ABSTRACT

Nursing students are educated in a profession in which the senses, body contact, nakedness and feelings are an inevitable part of daily practice. This makes great demands on the nurse in question to be in contact with their own body and at the same time to tune oneself in to the patient’s often primarily sensual communication. Thus the language of the body is of great importance for somatic awareness, contactability, communication reading, presence and leadership in nursing practice. These qualities are also present in dance. For dance is the language of both the soul and the body. It is about tuning in. Following each other’s rhythms. Seeing and sensing. Giving and receiving. Leading and following. In presence.

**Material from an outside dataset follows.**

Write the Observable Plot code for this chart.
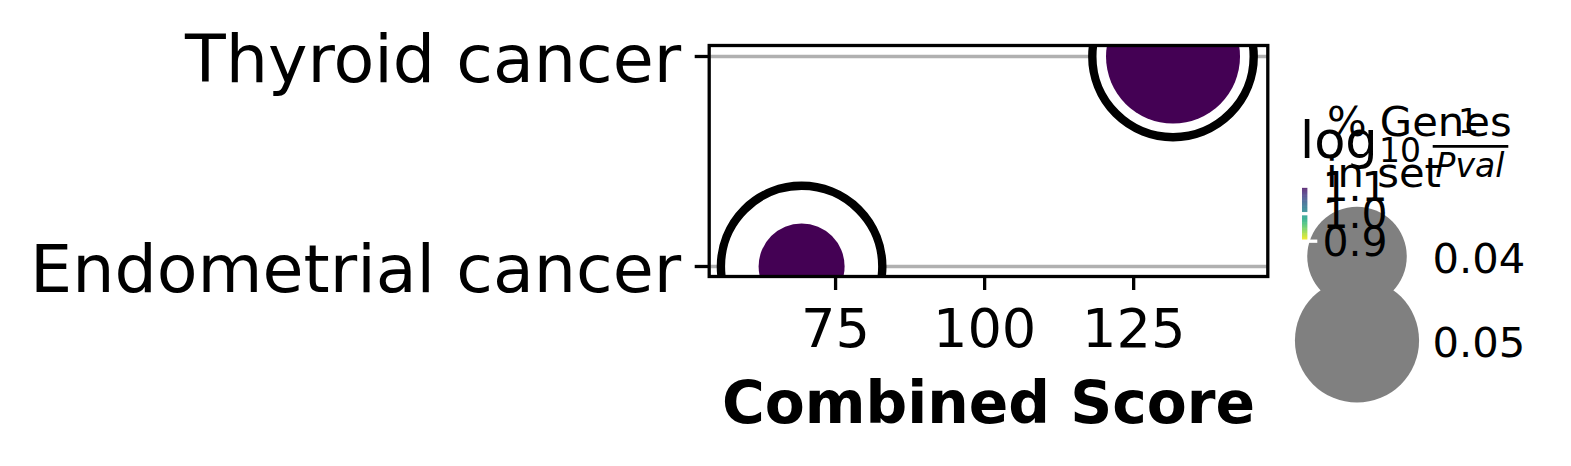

This narrative will give a short portrait of a yearlong research collaboration between the Deaconess Foundation in Copenhagen and the University of Copenhagen. The Dancing Nurses Project has a wholeness-oriented, movement psychological and phenomenological approach. The project enquired whether courses of dance, and close-to-practice, theory-based reflection could be fruitful for the development of the nursing students’ embodied professionality. The results give concrete indications of how nursing education may include dance and movement teaching in order to develop new and heartfully embodied training in an always present part of the nursing profession. Therefore, movement teaching and an increased focus on the language of the body are now included in several courses of nursing education in Denmark. The project has innovative educational potentials. And it has received international attention. The results of the project also indicate that the combination of dance and embodied professional training is applicable in other educational fields.